Via une licence annuelle, les gestionnaires accèdent aux questionnaires, qu’ils envoient ensuite à tous leurs fonds et sociétés sous-jacentes, pour qu’ils les remplissent, afin d’avoir une vue d’ensemble sur tout le portefeuille.
Les abonnements incluent aussi, à la demande du client, un service de vérification, par Label-R, des processus et des politiques mis en place, ainsi qu’un service de reporting.
La solution génère aussi un rapport de gap analysis entre ce qu’ils ont et devraient avoir, avec une analyse des risques.
L’ESG pour mieux gérer le Covid
« Nous ne sommes pas un régulateur, » relativise Oriane Schoonbroodt. « Il s’agit avant tout d’aider ces gestionnaires à mettre en place et à appliquer des bonnes pratiques ».
Elle rappelle toutefois que la crise du Covid-19 et le confinement ont mis en lumière des risques sociaux, sanitaires, de sécurité, quelque peu délaissés par les entreprises.
« Ces risques, qui étaient latents ont connu une forte recrudescence durant cette période, » constate la start-uper.
« Et celles qui avaient de bons processus, de bonnes chaînes d’approvisionnements, de bons systèmes et une bonne gouvernance s’en sont sorties beaucoup mieux que les autres. Ce qui nous rappelle que l’ESG ce n’est pas que les risques environnementaux ».

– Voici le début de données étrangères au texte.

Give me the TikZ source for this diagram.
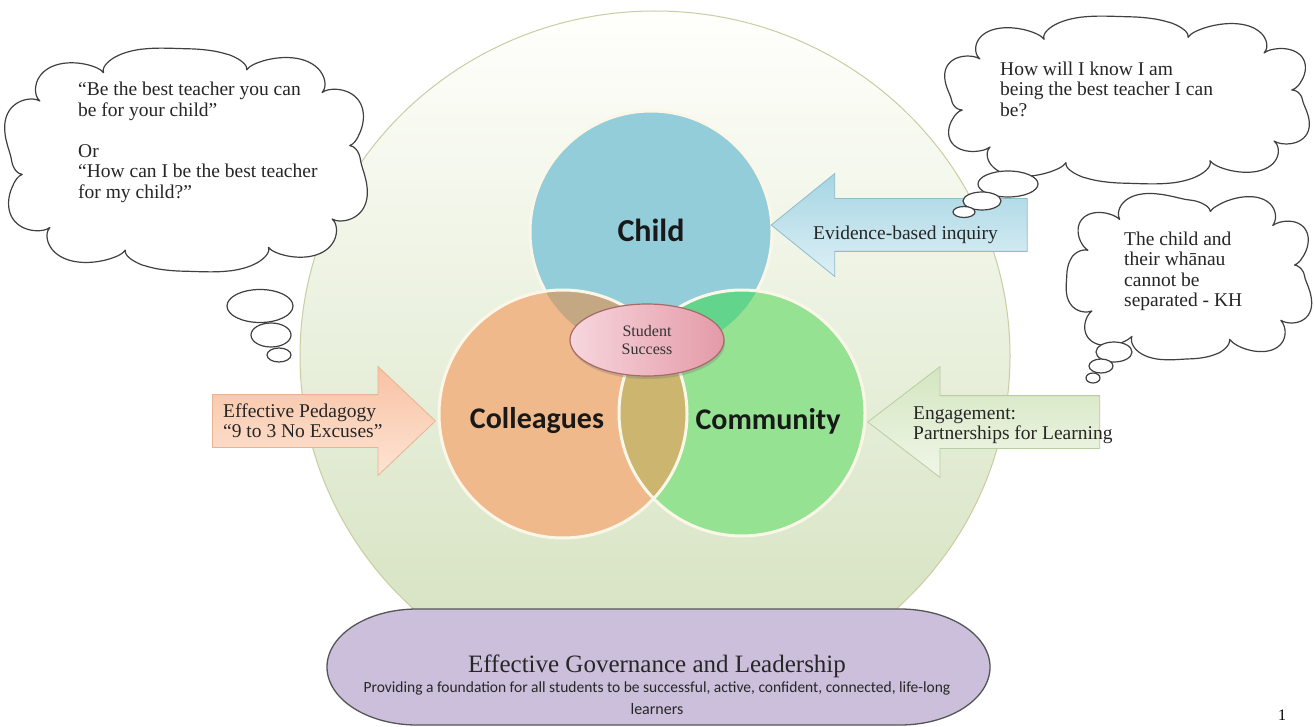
\documentclass[tikz,border=0pt]{standalone}
\usepackage{fontspec}
\setmainfont{Liberation Serif}
\newfontfamily\calibri{Carlito}
\usetikzlibrary{shapes,positioning,arrows,calc,shadows}

\definecolor{ringtop}{HTML}{FFFFFC}
\definecolor{ringbot}{HTML}{D2E0BC}
\definecolor{ringline}{HTML}{C9CDA2}
\definecolor{childblue}{HTML}{93CDD9}
\definecolor{colpeach}{HTML}{F0B98B}
\definecolor{comgreen}{HTML}{95E292}
\definecolor{chcol}{HTML}{C4A783}
\definecolor{chcom}{HTML}{63D48C}
\definecolor{colcom}{HTML}{CCB56E}
\definecolor{vennline}{HTML}{FBF7E8}
\definecolor{pinklt}{HTML}{F7D6DD}
\definecolor{pinkdk}{HTML}{E49AA8}
\definecolor{pinkline}{HTML}{A86A66}
\definecolor{bluetop}{HTML}{A6D5E3}
\definecolor{bluebot}{HTML}{DDF0F5}
\definecolor{blueline}{HTML}{8DBCCB}
\definecolor{peachtop}{HTML}{F8C2A3}
\definecolor{peachbot}{HTML}{FDE4D4}
\definecolor{peachline}{HTML}{E7B393}
\definecolor{leaftop}{HTML}{D4E6C0}
\definecolor{leafbot}{HTML}{F0F6E8}
\definecolor{leafline}{HTML}{B9CDA3}
\definecolor{govpurple}{HTML}{CBBFDB}
\definecolor{govline}{HTML}{555555}

% cloud outline: centre x, centre y, half width, half height, number of puffs / 2
\newcommand{\thoughtcloud}[5]{%
  \draw[thoughtline] plot[domain=0:360, samples=721, variable=\t]
    ({#1+(#3-20+20*pow(abs(sin(#5*\t+20))+0.00001,0.6))*(cos(\t)<0 ? -1 : 1)*pow(abs(cos(\t))+0.00001,0.7)},
     {#2+(#4-20+20*pow(abs(sin(#5*\t+20))+0.00001,0.6))*(sin(\t)<0 ? -1 : 1)*pow(abs(sin(\t))+0.00001,0.7)}) -- cycle;}

\begin{document}
\begin{tikzpicture}[x=1pt,y=-1pt]
      \tikzstyle{venn}=[circle, inner sep=0pt];
      \tikzstyle{vennlbl}=[font=\calibri\bfseries\fontsize{30}{36}\selectfont, text=black!90];
      \tikzstyle{thoughtline}=[draw=black!75, fill=white, line width=1.2pt, line join=round];
      \tikzstyle{puff}=[ellipse, draw=black!75, fill=white, line width=1.2pt, inner sep=0pt];
      \tikzstyle{say}=[font=\fontsize{19.5}{20.5}\selectfont, align=left, inner sep=0pt, anchor=north west, text=black!85];
      \tikzstyle{blockarrow}=[single arrow, inner xsep=0pt, inner ysep=26pt, line width=0.8pt];
      \tikzstyle{armtext}=[font=\fontsize{19.5}{20.5}\selectfont, align=left, inner sep=0pt, anchor=north west, text=black!85];

      \useasboundingbox (0,0) rectangle (1314,727);
      \fill[white] (0,0) rectangle (1314,727);

      % outer ring
      \begin{scope}
        \clip (0,0) rectangle (1314,609);
        \node (ring) at (655,356) [ellipse, minimum width=710pt, minimum height=690pt, draw=ringline, line width=1pt, top color=ringtop, bottom color=ringbot] {};
      \end{scope}

      % the three circles
      \node (child) at (651,232) [venn, minimum size=242pt, fill=childblue, draw=vennline, line width=3pt] {};
      \node (coll) at (563,414) [venn, minimum size=248pt, fill=colpeach] {};
      \node (comm) at (742,413) [venn, minimum size=246pt, fill=comgreen] {};

      \begin{scope}
        \clip (child.center) circle[radius=121pt];
        \fill[chcol] (coll.center) circle[radius=124pt];
        \fill[chcom] (comm.center) circle[radius=123pt];
      \end{scope}
      \begin{scope}
        \clip (coll.center) circle[radius=124pt];
        \fill[colcom] (comm.center) circle[radius=123pt];
      \end{scope}
      \draw[vennline, line width=3pt] (coll.center) circle[radius=124pt];
      \draw[vennline, line width=3pt] (comm.center) circle[radius=123pt];

      \node (childlbl) [vennlbl, font=\calibri\bfseries\fontsize{32}{36}\selectfont] at (651,230) {Child};
      \node (colllbl) [vennlbl] at (537,421) {Colleagues};
      \node (commlbl) [vennlbl] at (768,421) {Community};

      \node (success) at (647,340) [ellipse, minimum width=154pt, minimum height=72pt, left color=pinklt, right color=pinkdk, draw=pinkline, line width=1.2pt, drop shadow={shadow xshift=1pt, shadow yshift=-3pt, opacity=0.35}, font=\fontsize{16}{18.5}\selectfont, align=center, text=black!80] {Student\\Success};

      % arrows
      \node (evid) at (915.5,225) [blockarrow, shape border rotate=180, minimum height=256pt, single arrow head extend=25pt, single arrow tip angle=78, top color=bluetop, bottom color=bluebot, draw=blueline] {};
      \node (evidtxt) [armtext] at (813,225.5) {Evidence-based inquiry};

      \node (peda) at (310,421) [blockarrow, minimum height=223pt, single arrow head extend=28pt, single arrow tip angle=87, top color=peachtop, bottom color=peachbot, draw=peachline] {};
      \node (pedatxt) [armtext] at (223,403.5) {Effective Pedagogy\\“9 to 3 No Excuses”};

      \node (engage) at (1001,422) [blockarrow, shape border rotate=180, minimum height=232pt, single arrow head extend=29pt, single arrow tip angle=75, top color=leaftop, bottom color=leafbot, draw=leafline] {};
      \node (engagetxt) [armtext] at (913,406.5) {Engagement:\\Partnerships for Learning};

      % thought clouds
      \thoughtcloud{186}{160}{184}{112}{5}
      \node (puffL1) at (260,306) [puff, minimum width=66pt, minimum height=33pt] {};
      \node (puffL2) at (271,335) [puff, minimum width=40pt, minimum height=24pt] {};
      \node (puffL3) at (279,355) [puff, minimum width=24pt, minimum height=14pt] {};
      \node (sayL) [say] at (78,82) {“Be the best teacher you can\\be for your child”\\[20.5pt]Or\\“How can I be the best teacher\\for my child?”};

      \thoughtcloud{1127}{100}{185}{84}{5}
      \node (puffR1) at (1008,184) [puff, minimum width=60pt, minimum height=26pt] {};
      \node (puffR2) at (982,201) [puff, minimum width=38pt, minimum height=18pt] {};
      \node (puffR3) at (964,212) [puff, minimum width=22pt, minimum height=11pt] {};
      \node (sayR) [say] at (1000,61.5) {How will I know I am\\being the best teacher I can\\be?};

      \thoughtcloud{1190}{276}{124}{84}{4.5}
      \node (puffK1) at (1114,352) [puff, minimum width=36pt, minimum height=20pt] {};
      \node (puffK2) at (1101,366) [puff, minimum width=24pt, minimum height=14pt] {};
      \node (puffK3) at (1093,378) [puff, minimum width=14pt, minimum height=10pt] {};
      \node (sayK) [say] at (1124,231.5) {The child and\\their whānau\\cannot be\\separated - KH};

      % foundation
      \draw[govline, line width=1.3pt, fill=govpurple] (417,609) -- (900,609)
        arc[start angle=90, end angle=-90, x radius=90pt, y radius=58pt]
        -- (417,725)
        arc[start angle=270, end angle=90, x radius=90pt, y radius=58pt] -- cycle;
      \node (gov) at (657,666) [font=\fontsize{25}{27}\selectfont, text=black!85] {Effective Governance and Leadership};
      \node (govsub) at (657,688) [font=\calibri\fontsize{15.5}{17}\selectfont, text=black!85] {Providing a foundation for all students to be successful, active, confident, connected, life-long};
      \node (govend) at (657,709) [font=\calibri\fontsize{16}{18}\selectfont, text=black!85] {learners};

      \node (pageno) at (1282,715) [font=\fontsize{16}{18}\selectfont] {1};
\end{tikzpicture}
\end{document}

Quatre ans après le lancement du projet, ne regrette-t-elle pas son idéal entrepreneurial de départ ? « Quand on lance un projet, on a souvent une démarche assez idéologique d’un marché. Et au fur et à mesure de son évolution, on s’aperçoit que la réalité est assez différente. On voudrait le faire passer du noir au blanc, et on se rend contre que ce n’est pas toujours possible », répond-elle.
« J’ai donc dû légèrement revoir à la baisse les standards du projet ainsi que la rigidité du business model, pour les adapter à l’industrie. Mais nous avons su garder une rigueur.
Toutefois, il ne faut jamais perdre de vue son idéal et amener le plus grand monde dans cette direction ».